Input for this task →
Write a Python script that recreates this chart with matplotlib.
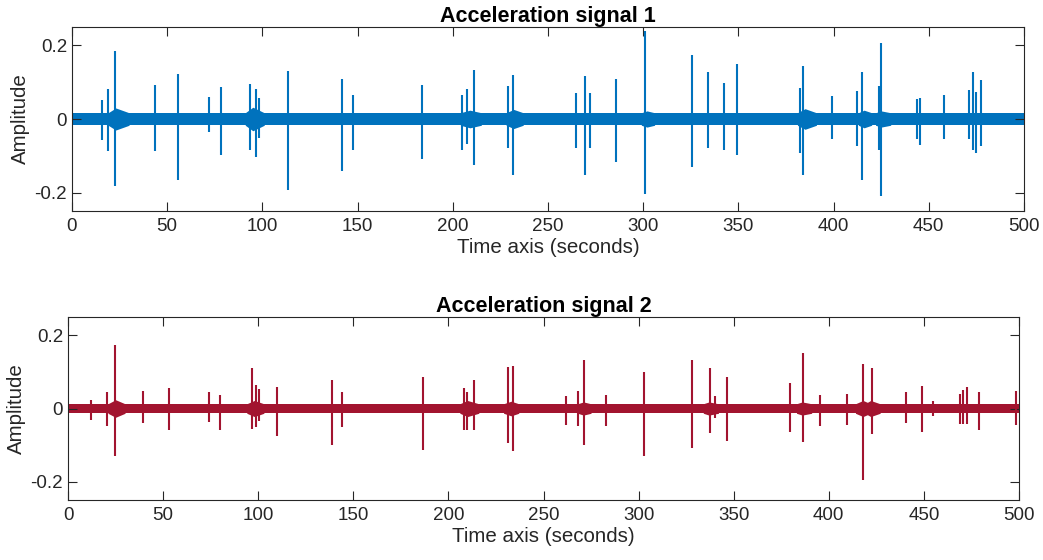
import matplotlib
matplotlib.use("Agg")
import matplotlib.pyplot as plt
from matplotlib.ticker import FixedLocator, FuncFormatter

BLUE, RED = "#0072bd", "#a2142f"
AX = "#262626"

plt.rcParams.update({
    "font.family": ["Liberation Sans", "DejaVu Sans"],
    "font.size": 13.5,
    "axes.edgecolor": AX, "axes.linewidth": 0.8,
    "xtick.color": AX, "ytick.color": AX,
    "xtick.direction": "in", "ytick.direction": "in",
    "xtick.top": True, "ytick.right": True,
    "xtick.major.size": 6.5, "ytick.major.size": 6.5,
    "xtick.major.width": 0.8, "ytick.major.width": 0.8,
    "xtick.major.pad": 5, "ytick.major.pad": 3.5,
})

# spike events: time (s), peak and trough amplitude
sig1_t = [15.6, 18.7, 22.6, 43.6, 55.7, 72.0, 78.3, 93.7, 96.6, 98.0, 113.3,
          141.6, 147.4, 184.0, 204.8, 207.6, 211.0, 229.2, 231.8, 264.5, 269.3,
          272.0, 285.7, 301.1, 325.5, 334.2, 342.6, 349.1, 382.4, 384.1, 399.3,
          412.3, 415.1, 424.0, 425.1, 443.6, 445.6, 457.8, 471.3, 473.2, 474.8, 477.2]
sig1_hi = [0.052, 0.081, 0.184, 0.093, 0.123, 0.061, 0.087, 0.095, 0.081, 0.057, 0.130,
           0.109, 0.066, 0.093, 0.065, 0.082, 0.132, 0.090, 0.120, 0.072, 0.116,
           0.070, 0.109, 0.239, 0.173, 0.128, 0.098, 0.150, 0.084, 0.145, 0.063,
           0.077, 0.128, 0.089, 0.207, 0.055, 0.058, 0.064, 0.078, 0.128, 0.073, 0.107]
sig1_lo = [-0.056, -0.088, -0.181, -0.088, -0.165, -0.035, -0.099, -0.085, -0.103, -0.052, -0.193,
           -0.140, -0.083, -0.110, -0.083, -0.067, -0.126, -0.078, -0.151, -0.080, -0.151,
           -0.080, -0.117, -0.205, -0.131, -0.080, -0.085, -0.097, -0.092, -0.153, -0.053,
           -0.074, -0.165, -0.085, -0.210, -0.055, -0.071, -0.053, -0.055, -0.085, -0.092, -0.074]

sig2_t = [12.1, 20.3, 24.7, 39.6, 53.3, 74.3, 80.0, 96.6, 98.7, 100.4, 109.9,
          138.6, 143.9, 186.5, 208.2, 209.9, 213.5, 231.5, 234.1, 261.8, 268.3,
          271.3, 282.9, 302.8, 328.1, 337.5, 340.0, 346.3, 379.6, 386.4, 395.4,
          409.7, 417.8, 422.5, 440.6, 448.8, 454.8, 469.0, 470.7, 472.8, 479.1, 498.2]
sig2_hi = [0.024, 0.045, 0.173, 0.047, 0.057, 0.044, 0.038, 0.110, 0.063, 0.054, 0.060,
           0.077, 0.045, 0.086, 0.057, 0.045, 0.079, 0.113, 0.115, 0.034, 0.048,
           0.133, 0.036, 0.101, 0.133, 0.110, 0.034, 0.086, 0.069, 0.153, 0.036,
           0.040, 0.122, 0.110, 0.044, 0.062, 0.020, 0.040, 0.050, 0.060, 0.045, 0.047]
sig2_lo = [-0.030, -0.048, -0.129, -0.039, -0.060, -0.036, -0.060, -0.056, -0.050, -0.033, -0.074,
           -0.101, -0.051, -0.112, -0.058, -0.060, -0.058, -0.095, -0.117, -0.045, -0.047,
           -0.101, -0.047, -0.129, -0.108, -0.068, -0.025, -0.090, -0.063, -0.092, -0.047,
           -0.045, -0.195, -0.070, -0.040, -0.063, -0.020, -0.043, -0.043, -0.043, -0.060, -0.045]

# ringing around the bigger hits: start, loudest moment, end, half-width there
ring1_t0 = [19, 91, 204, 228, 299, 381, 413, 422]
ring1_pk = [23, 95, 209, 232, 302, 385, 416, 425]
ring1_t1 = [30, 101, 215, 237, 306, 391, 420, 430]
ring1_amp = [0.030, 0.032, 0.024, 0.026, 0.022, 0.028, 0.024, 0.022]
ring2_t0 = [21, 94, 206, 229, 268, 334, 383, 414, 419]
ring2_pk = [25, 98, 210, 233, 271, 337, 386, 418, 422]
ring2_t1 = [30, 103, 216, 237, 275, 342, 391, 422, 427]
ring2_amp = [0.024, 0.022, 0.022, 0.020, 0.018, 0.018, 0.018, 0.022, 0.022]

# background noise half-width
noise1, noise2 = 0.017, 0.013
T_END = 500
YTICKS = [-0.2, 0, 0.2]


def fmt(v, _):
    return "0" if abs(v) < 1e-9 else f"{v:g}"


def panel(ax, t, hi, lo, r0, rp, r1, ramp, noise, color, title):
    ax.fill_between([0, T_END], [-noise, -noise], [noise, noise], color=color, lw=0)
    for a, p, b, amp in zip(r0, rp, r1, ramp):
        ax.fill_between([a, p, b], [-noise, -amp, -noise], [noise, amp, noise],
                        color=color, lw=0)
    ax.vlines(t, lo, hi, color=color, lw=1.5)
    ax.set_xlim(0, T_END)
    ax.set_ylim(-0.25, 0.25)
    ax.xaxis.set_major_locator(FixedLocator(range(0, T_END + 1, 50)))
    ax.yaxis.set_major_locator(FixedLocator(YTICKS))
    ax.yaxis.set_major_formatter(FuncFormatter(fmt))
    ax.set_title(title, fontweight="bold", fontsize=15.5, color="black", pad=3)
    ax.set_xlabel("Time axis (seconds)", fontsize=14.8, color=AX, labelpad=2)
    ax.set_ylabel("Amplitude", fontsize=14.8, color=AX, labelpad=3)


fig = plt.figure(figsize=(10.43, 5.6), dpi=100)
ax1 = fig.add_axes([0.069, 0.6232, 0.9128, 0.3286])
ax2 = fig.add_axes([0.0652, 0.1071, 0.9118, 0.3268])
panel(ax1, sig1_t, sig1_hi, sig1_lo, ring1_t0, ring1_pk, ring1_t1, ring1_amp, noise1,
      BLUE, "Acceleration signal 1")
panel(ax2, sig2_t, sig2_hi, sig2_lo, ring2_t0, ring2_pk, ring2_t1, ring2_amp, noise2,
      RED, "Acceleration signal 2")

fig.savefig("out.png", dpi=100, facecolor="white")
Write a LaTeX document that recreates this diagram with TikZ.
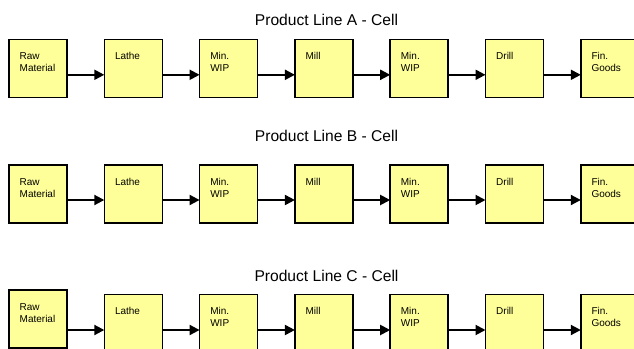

Written request → Omit the pictures, then quote the rest of the material above exactly.

Output of the exercise →
Write a Python script that recreates this chart with matplotlib.
import matplotlib
matplotlib.use("Agg")
import matplotlib.pyplot as plt
from matplotlib.ticker import FixedLocator, FuncFormatter

BLUE, RED = "#0072bd", "#a2142f"
AX = "#262626"

plt.rcParams.update({
    "font.family": ["Liberation Sans", "DejaVu Sans"],
    "font.size": 13.5,
    "axes.edgecolor": AX, "axes.linewidth": 0.8,
    "xtick.color": AX, "ytick.color": AX,
    "xtick.direction": "in", "ytick.direction": "in",
    "xtick.top": True, "ytick.right": True,
    "xtick.major.size": 6.5, "ytick.major.size": 6.5,
    "xtick.major.width": 0.8, "ytick.major.width": 0.8,
    "xtick.major.pad": 5, "ytick.major.pad": 3.5,
})

# spike events: time (s), peak and trough amplitude
sig1_t = [15.6, 18.7, 22.6, 43.6, 55.7, 72.0, 78.3, 93.7, 96.6, 98.0, 113.3,
          141.6, 147.4, 184.0, 204.8, 207.6, 211.0, 229.2, 231.8, 264.5, 269.3,
          272.0, 285.7, 301.1, 325.5, 334.2, 342.6, 349.1, 382.4, 384.1, 399.3,
          412.3, 415.1, 424.0, 425.1, 443.6, 445.6, 457.8, 471.3, 473.2, 474.8, 477.2]
sig1_hi = [0.052, 0.081, 0.184, 0.093, 0.123, 0.061, 0.087, 0.095, 0.081, 0.057, 0.130,
           0.109, 0.066, 0.093, 0.065, 0.082, 0.132, 0.090, 0.120, 0.072, 0.116,
           0.070, 0.109, 0.239, 0.173, 0.128, 0.098, 0.150, 0.084, 0.145, 0.063,
           0.077, 0.128, 0.089, 0.207, 0.055, 0.058, 0.064, 0.078, 0.128, 0.073, 0.107]
sig1_lo = [-0.056, -0.088, -0.181, -0.088, -0.165, -0.035, -0.099, -0.085, -0.103, -0.052, -0.193,
           -0.140, -0.083, -0.110, -0.083, -0.067, -0.126, -0.078, -0.151, -0.080, -0.151,
           -0.080, -0.117, -0.205, -0.131, -0.080, -0.085, -0.097, -0.092, -0.153, -0.053,
           -0.074, -0.165, -0.085, -0.210, -0.055, -0.071, -0.053, -0.055, -0.085, -0.092, -0.074]

sig2_t = [12.1, 20.3, 24.7, 39.6, 53.3, 74.3, 80.0, 96.6, 98.7, 100.4, 109.9,
          138.6, 143.9, 186.5, 208.2, 209.9, 213.5, 231.5, 234.1, 261.8, 268.3,
          271.3, 282.9, 302.8, 328.1, 337.5, 340.0, 346.3, 379.6, 386.4, 395.4,
          409.7, 417.8, 422.5, 440.6, 448.8, 454.8, 469.0, 470.7, 472.8, 479.1, 498.2]
sig2_hi = [0.024, 0.045, 0.173, 0.047, 0.057, 0.044, 0.038, 0.110, 0.063, 0.054, 0.060,
           0.077, 0.045, 0.086, 0.057, 0.045, 0.079, 0.113, 0.115, 0.034, 0.048,
           0.133, 0.036, 0.101, 0.133, 0.110, 0.034, 0.086, 0.069, 0.153, 0.036,
           0.040, 0.122, 0.110, 0.044, 0.062, 0.020, 0.040, 0.050, 0.060, 0.045, 0.047]
sig2_lo = [-0.030, -0.048, -0.129, -0.039, -0.060, -0.036, -0.060, -0.056, -0.050, -0.033, -0.074,
           -0.101, -0.051, -0.112, -0.058, -0.060, -0.058, -0.095, -0.117, -0.045, -0.047,
           -0.101, -0.047, -0.129, -0.108, -0.068, -0.025, -0.090, -0.063, -0.092, -0.047,
           -0.045, -0.195, -0.070, -0.040, -0.063, -0.020, -0.043, -0.043, -0.043, -0.060, -0.045]

# ringing around the bigger hits: start, loudest moment, end, half-width there
ring1_t0 = [19, 91, 204, 228, 299, 381, 413, 422]
ring1_pk = [23, 95, 209, 232, 302, 385, 416, 425]
ring1_t1 = [30, 101, 215, 237, 306, 391, 420, 430]
ring1_amp = [0.030, 0.032, 0.024, 0.026, 0.022, 0.028, 0.024, 0.022]
ring2_t0 = [21, 94, 206, 229, 268, 334, 383, 414, 419]
ring2_pk = [25, 98, 210, 233, 271, 337, 386, 418, 422]
ring2_t1 = [30, 103, 216, 237, 275, 342, 391, 422, 427]
ring2_amp = [0.024, 0.022, 0.022, 0.020, 0.018, 0.018, 0.018, 0.022, 0.022]

# background noise half-width
noise1, noise2 = 0.017, 0.013
T_END = 500
YTICKS = [-0.2, 0, 0.2]


def fmt(v, _):
    return "0" if abs(v) < 1e-9 else f"{v:g}"


def panel(ax, t, hi, lo, r0, rp, r1, ramp, noise, color, title):
    ax.fill_between([0, T_END], [-noise, -noise], [noise, noise], color=color, lw=0)
    for a, p, b, amp in zip(r0, rp, r1, ramp):
        ax.fill_between([a, p, b], [-noise, -amp, -noise], [noise, amp, noise],
                        color=color, lw=0)
    ax.vlines(t, lo, hi, color=color, lw=1.5)
    ax.set_xlim(0, T_END)
    ax.set_ylim(-0.25, 0.25)
    ax.xaxis.set_major_locator(FixedLocator(range(0, T_END + 1, 50)))
    ax.yaxis.set_major_locator(FixedLocator(YTICKS))
    ax.yaxis.set_major_formatter(FuncFormatter(fmt))
    ax.set_title(title, fontweight="bold", fontsize=15.5, color="black", pad=3)
    ax.set_xlabel("Time axis (seconds)", fontsize=14.8, color=AX, labelpad=2)
    ax.set_ylabel("Amplitude", fontsize=14.8, color=AX, labelpad=3)


fig = plt.figure(figsize=(10.43, 5.6), dpi=100)
ax1 = fig.add_axes([0.069, 0.6232, 0.9128, 0.3286])
ax2 = fig.add_axes([0.0652, 0.1071, 0.9118, 0.3268])
panel(ax1, sig1_t, sig1_hi, sig1_lo, ring1_t0, ring1_pk, ring1_t1, ring1_amp, noise1,
      BLUE, "Acceleration signal 1")
panel(ax2, sig2_t, sig2_hi, sig2_lo, ring2_t0, ring2_pk, ring2_t1, ring2_amp, noise2,
      RED, "Acceleration signal 2")

fig.savefig("out.png", dpi=100, facecolor="white")
Write a LaTeX document that recreates this diagram with TikZ.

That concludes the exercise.